C’est dans ce contexte que Rodolphe Bringer, plume caustique du Canard enchaîné, signe un faux reportage hilarant : « La Révolution de Fiume – Dans la ville, les mandolines font rage ». Dès les premières lignes, le ton est donné. L’envoyé spécial du journal prétend avoir débarqué grâce à un « pyroscaphe » chargé de grappas et de cigares, pour se retrouver face au « célèbre Quarnerò », caricature de chef local qui l’accueille avec un crucifix à la main et un verre de schnaps.
L’insurrection décrite se réduit à une bagarre de taverne : un fasciste qui fait la cour à une jeune femme, des gendarmes croates qui s’en mêlent, et voilà la « révolution » qui éclate. Les fascistes s’emparent alors de la ville « mandoline à la main », mêlant caricature de la violence politique et clichés de folklore méditerranéen. Le dessin de J. Pruvost, représentant des insurgés armés de fusils face à des musiciens en sombreros et trompettes, parachève cette mise en scène grotesque.
Derrière la farce, le Canard dénonce une réalité : le climat de désordre et de surenchère nationaliste qui mine l’Italie et inquiète l’Europe entière. En ridiculisant les putschistes de Fiume, Bringer anticipe déjà sur le danger que représente le fascisme mussolinien, alors en pleine ascension.

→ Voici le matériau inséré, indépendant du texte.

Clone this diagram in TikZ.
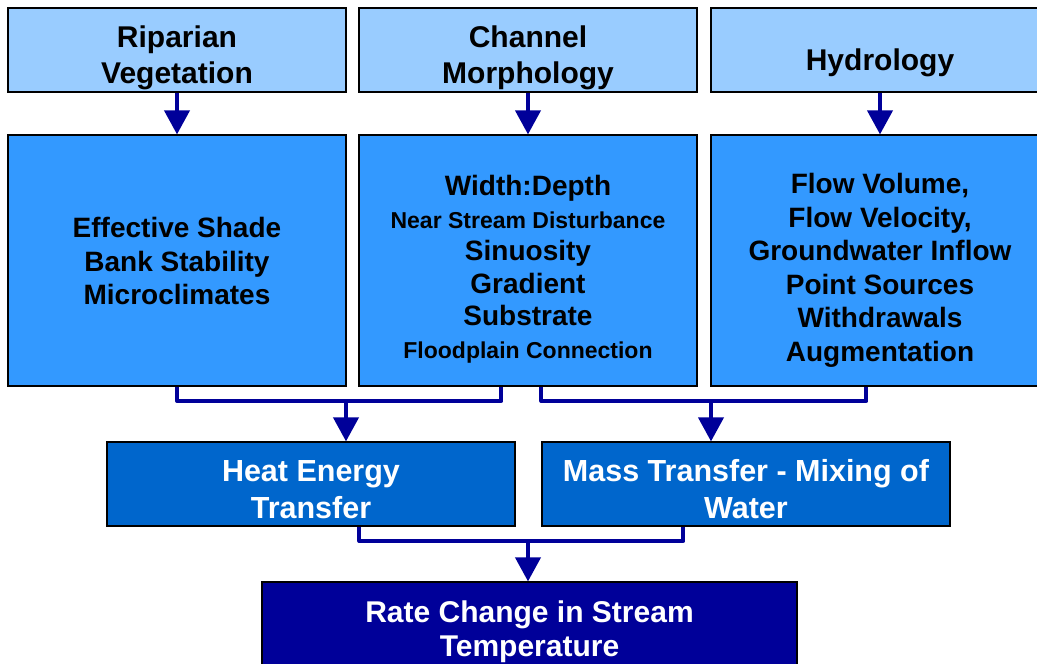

La violence, banalisée et transformée en opérette, devient un avertissement : si l’on rit aujourd’hui de ces coups de théâtre, demain ils pourraient se transformer en tragédie politique.
L’article est aussi révélateur de l’art du Canard enchaîné en ce début des années 1920 : transformer les convulsions internationales en saynètes comiques, où l’envoyé spécial fictif se mêle aux insurgés avec une désinvolture absurde. La précision faussement journalistique (« Fiume, 7 mars, midi », « le prince de Monaco refuse ») renforce encore la parodie, en imitant les dépêches sérieuses pour mieux les détourner.
En somme, cette « révolution des mandolines » est un morceau de bravoure satirique : sous couvert de fantaisie, Bringer livre une critique de l’instabilité politique de l’Italie, en même temps qu’une leçon sur l’art de désamorcer l’actualité par le rire.
La véritable expédition de Fiume
En septembre 1919, le poète et ancien héros de guerre Gabriele D’Annunzio mène une expédition spectaculaire : avec environ 2 500 soldats nationalistes italiens, il marche sur Fiume, alors ville d’Autriche-Hongrie promise à la Yougoslavie par le traité de Londres (1915).
Cette occupation illégale, restée dans l’histoire sous le nom de « Régence italienne du Carnaro », dure quinze mois. D’Annunzio y proclame une constitution mêlant délires poétiques, corporatisme et militarisme. Culte du chef, exaltation de la jeunesse, liturgies de masse : Fiume devient un laboratoire du futur fascisme.
L’expérience prend fin en décembre 1920, quand l’armée régulière italienne reprend la ville lors du « Noël sanglant ». Mais l’héritage est durable : Mussolini, alors en train d’installer son pouvoir, récupère nombre de symboles et de rituels forgés par D’Annunzio.
En 1922, lorsque Bringer tourne en ridicule une nouvelle agitation à Fiume, il ne se contente pas de moquer un folklore : il s’attaque à l’un des berceaux du fascisme moderne, en dénonçant sa théâtralité et ses excès.